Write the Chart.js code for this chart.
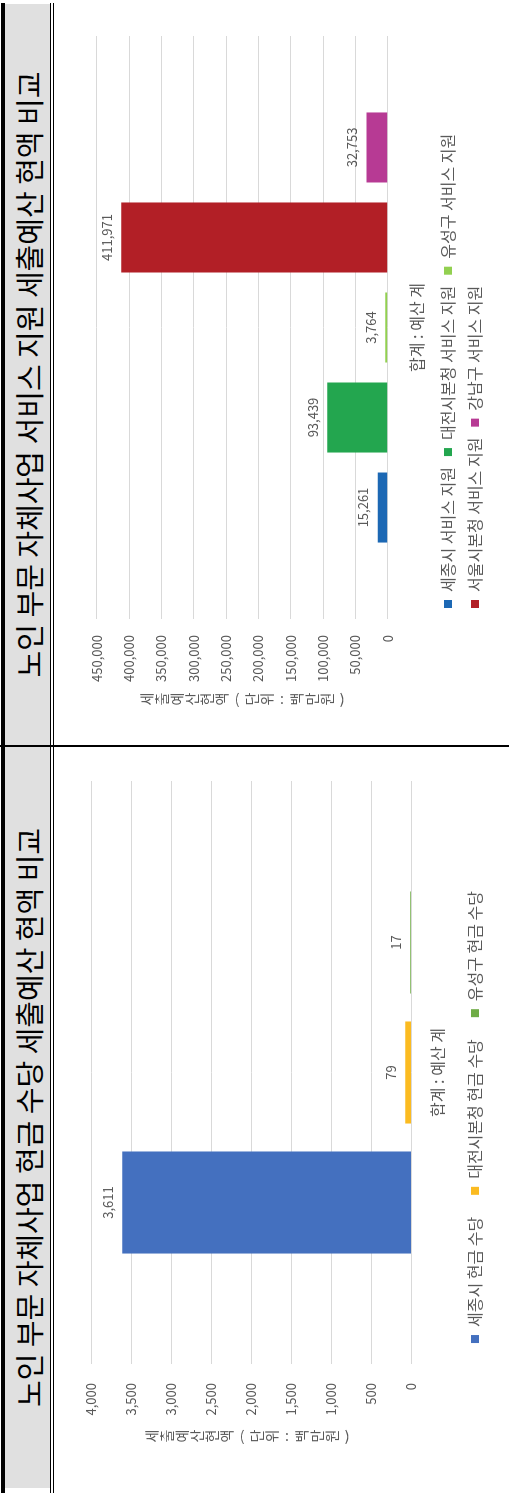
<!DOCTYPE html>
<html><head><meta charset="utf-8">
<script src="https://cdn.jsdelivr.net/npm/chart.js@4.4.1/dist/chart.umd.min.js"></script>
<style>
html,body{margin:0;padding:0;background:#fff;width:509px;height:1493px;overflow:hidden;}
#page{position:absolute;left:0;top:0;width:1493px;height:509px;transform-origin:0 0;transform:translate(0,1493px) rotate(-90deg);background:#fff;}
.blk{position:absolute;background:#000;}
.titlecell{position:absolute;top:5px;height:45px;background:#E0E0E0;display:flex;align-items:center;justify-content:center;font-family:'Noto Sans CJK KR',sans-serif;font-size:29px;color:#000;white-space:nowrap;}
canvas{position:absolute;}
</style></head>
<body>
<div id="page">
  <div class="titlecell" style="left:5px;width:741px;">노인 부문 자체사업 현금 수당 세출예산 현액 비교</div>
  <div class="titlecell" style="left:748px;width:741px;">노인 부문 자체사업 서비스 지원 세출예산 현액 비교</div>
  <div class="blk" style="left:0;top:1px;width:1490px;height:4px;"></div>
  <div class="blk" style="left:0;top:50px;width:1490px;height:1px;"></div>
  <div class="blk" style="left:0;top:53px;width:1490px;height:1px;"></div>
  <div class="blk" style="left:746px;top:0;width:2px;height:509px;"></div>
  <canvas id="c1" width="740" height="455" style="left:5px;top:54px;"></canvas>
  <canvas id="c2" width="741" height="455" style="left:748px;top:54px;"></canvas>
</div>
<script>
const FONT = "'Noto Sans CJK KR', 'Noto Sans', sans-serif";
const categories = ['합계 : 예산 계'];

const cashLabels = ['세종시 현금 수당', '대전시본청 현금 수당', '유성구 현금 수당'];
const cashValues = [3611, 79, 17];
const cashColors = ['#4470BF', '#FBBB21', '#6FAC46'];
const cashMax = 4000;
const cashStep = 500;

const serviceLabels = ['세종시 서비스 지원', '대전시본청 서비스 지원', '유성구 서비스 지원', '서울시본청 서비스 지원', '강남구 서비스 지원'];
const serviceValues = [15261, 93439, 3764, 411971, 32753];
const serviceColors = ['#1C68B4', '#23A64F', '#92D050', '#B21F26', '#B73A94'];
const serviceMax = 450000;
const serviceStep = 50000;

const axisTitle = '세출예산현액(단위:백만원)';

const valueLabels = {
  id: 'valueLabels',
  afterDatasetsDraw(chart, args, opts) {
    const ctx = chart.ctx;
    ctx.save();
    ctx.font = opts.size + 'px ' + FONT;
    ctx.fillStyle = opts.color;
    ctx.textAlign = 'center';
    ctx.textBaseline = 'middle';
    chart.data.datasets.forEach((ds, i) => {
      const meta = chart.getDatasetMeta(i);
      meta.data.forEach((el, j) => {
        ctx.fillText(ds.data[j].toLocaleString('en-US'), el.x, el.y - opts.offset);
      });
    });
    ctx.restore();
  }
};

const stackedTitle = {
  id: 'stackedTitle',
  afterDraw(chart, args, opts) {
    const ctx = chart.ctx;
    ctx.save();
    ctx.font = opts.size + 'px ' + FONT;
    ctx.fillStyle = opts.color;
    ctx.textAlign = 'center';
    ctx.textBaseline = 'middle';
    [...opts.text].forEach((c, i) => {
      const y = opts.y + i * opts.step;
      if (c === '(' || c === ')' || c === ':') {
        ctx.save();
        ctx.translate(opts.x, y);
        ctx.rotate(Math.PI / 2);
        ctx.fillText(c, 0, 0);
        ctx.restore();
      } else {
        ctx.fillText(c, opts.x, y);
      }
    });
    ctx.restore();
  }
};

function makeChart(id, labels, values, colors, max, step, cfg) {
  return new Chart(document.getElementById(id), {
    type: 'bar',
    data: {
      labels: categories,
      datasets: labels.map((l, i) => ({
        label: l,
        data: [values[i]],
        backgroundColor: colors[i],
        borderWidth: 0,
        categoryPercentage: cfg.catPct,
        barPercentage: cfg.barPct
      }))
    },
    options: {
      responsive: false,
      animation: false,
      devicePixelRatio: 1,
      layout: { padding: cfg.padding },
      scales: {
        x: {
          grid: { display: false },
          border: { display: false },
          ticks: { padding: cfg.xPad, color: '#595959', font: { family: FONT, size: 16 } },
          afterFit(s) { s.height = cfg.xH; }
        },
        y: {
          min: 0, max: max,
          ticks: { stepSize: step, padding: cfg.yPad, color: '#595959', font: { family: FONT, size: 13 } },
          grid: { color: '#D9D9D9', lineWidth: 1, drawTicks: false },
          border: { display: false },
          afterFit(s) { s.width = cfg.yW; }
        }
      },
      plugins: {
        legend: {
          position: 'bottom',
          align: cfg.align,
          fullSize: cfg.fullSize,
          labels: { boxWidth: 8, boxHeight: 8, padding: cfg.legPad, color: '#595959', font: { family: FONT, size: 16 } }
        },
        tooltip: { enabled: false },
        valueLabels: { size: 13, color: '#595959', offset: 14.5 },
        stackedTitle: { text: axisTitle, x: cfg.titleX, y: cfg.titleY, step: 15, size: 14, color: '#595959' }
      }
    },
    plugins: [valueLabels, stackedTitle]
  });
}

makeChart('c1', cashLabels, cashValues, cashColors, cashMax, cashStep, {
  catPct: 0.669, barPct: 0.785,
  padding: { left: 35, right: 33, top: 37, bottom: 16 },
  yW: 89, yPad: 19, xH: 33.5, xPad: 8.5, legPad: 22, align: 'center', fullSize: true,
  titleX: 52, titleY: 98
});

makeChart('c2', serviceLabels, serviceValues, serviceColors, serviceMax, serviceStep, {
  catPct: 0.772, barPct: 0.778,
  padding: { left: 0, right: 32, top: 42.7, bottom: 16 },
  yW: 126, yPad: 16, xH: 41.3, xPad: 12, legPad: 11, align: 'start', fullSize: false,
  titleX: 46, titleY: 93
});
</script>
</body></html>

···

▸ **REQUEST**: Working from the lines above, reproduce the material exactly and exclude its pictures.

▸ **RESULT FOR THIS EXERCISE**:
Write the Chart.js code for this chart.
<!DOCTYPE html>
<html><head><meta charset="utf-8">
<script src="https://cdn.jsdelivr.net/npm/chart.js@4.4.1/dist/chart.umd.min.js"></script>
<style>
html,body{margin:0;padding:0;background:#fff;width:509px;height:1493px;overflow:hidden;}
#page{position:absolute;left:0;top:0;width:1493px;height:509px;transform-origin:0 0;transform:translate(0,1493px) rotate(-90deg);background:#fff;}
.blk{position:absolute;background:#000;}
.titlecell{position:absolute;top:5px;height:45px;background:#E0E0E0;display:flex;align-items:center;justify-content:center;font-family:'Noto Sans CJK KR',sans-serif;font-size:29px;color:#000;white-space:nowrap;}
canvas{position:absolute;}
</style></head>
<body>
<div id="page">
  <div class="titlecell" style="left:5px;width:741px;">노인 부문 자체사업 현금 수당 세출예산 현액 비교</div>
  <div class="titlecell" style="left:748px;width:741px;">노인 부문 자체사업 서비스 지원 세출예산 현액 비교</div>
  <div class="blk" style="left:0;top:1px;width:1490px;height:4px;"></div>
  <div class="blk" style="left:0;top:50px;width:1490px;height:1px;"></div>
  <div class="blk" style="left:0;top:53px;width:1490px;height:1px;"></div>
  <div class="blk" style="left:746px;top:0;width:2px;height:509px;"></div>
  <canvas id="c1" width="740" height="455" style="left:5px;top:54px;"></canvas>
  <canvas id="c2" width="741" height="455" style="left:748px;top:54px;"></canvas>
</div>
<script>
const FONT = "'Noto Sans CJK KR', 'Noto Sans', sans-serif";
const categories = ['합계 : 예산 계'];

const cashLabels = ['세종시 현금 수당', '대전시본청 현금 수당', '유성구 현금 수당'];
const cashValues = [3611, 79, 17];
const cashColors = ['#4470BF', '#FBBB21', '#6FAC46'];
const cashMax = 4000;
const cashStep = 500;

const serviceLabels = ['세종시 서비스 지원', '대전시본청 서비스 지원', '유성구 서비스 지원', '서울시본청 서비스 지원', '강남구 서비스 지원'];
const serviceValues = [15261, 93439, 3764, 411971, 32753];
const serviceColors = ['#1C68B4', '#23A64F', '#92D050', '#B21F26', '#B73A94'];
const serviceMax = 450000;
const serviceStep = 50000;

const axisTitle = '세출예산현액(단위:백만원)';

const valueLabels = {
  id: 'valueLabels',
  afterDatasetsDraw(chart, args, opts) {
    const ctx = chart.ctx;
    ctx.save();
    ctx.font = opts.size + 'px ' + FONT;
    ctx.fillStyle = opts.color;
    ctx.textAlign = 'center';
    ctx.textBaseline = 'middle';
    chart.data.datasets.forEach((ds, i) => {
      const meta = chart.getDatasetMeta(i);
      meta.data.forEach((el, j) => {
        ctx.fillText(ds.data[j].toLocaleString('en-US'), el.x, el.y - opts.offset);
      });
    });
    ctx.restore();
  }
};

const stackedTitle = {
  id: 'stackedTitle',
  afterDraw(chart, args, opts) {
    const ctx = chart.ctx;
    ctx.save();
    ctx.font = opts.size + 'px ' + FONT;
    ctx.fillStyle = opts.color;
    ctx.textAlign = 'center';
    ctx.textBaseline = 'middle';
    [...opts.text].forEach((c, i) => {
      const y = opts.y + i * opts.step;
      if (c === '(' || c === ')' || c === ':') {
        ctx.save();
        ctx.translate(opts.x, y);
        ctx.rotate(Math.PI / 2);
        ctx.fillText(c, 0, 0);
        ctx.restore();
      } else {
        ctx.fillText(c, opts.x, y);
      }
    });
    ctx.restore();
  }
};

function makeChart(id, labels, values, colors, max, step, cfg) {
  return new Chart(document.getElementById(id), {
    type: 'bar',
    data: {
      labels: categories,
      datasets: labels.map((l, i) => ({
        label: l,
        data: [values[i]],
        backgroundColor: colors[i],
        borderWidth: 0,
        categoryPercentage: cfg.catPct,
        barPercentage: cfg.barPct
      }))
    },
    options: {
      responsive: false,
      animation: false,
      devicePixelRatio: 1,
      layout: { padding: cfg.padding },
      scales: {
        x: {
          grid: { display: false },
          border: { display: false },
          ticks: { padding: cfg.xPad, color: '#595959', font: { family: FONT, size: 16 } },
          afterFit(s) { s.height = cfg.xH; }
        },
        y: {
          min: 0, max: max,
          ticks: { stepSize: step, padding: cfg.yPad, color: '#595959', font: { family: FONT, size: 13 } },
          grid: { color: '#D9D9D9', lineWidth: 1, drawTicks: false },
          border: { display: false },
          afterFit(s) { s.width = cfg.yW; }
        }
      },
      plugins: {
        legend: {
          position: 'bottom',
          align: cfg.align,
          fullSize: cfg.fullSize,
          labels: { boxWidth: 8, boxHeight: 8, padding: cfg.legPad, color: '#595959', font: { family: FONT, size: 16 } }
        },
        tooltip: { enabled: false },
        valueLabels: { size: 13, color: '#595959', offset: 14.5 },
        stackedTitle: { text: axisTitle, x: cfg.titleX, y: cfg.titleY, step: 15, size: 14, color: '#595959' }
      }
    },
    plugins: [valueLabels, stackedTitle]
  });
}

makeChart('c1', cashLabels, cashValues, cashColors, cashMax, cashStep, {
  catPct: 0.669, barPct: 0.785,
  padding: { left: 35, right: 33, top: 37, bottom: 16 },
  yW: 89, yPad: 19, xH: 33.5, xPad: 8.5, legPad: 22, align: 'center', fullSize: true,
  titleX: 52, titleY: 98
});

makeChart('c2', serviceLabels, serviceValues, serviceColors, serviceMax, serviceStep, {
  catPct: 0.772, barPct: 0.778,
  padding: { left: 0, right: 32, top: 42.7, bottom: 16 },
  yW: 126, yPad: 16, xH: 41.3, xPad: 12, legPad: 11, align: 'start', fullSize: false,
  titleX: 46, titleY: 93
});
</script>
</body></html>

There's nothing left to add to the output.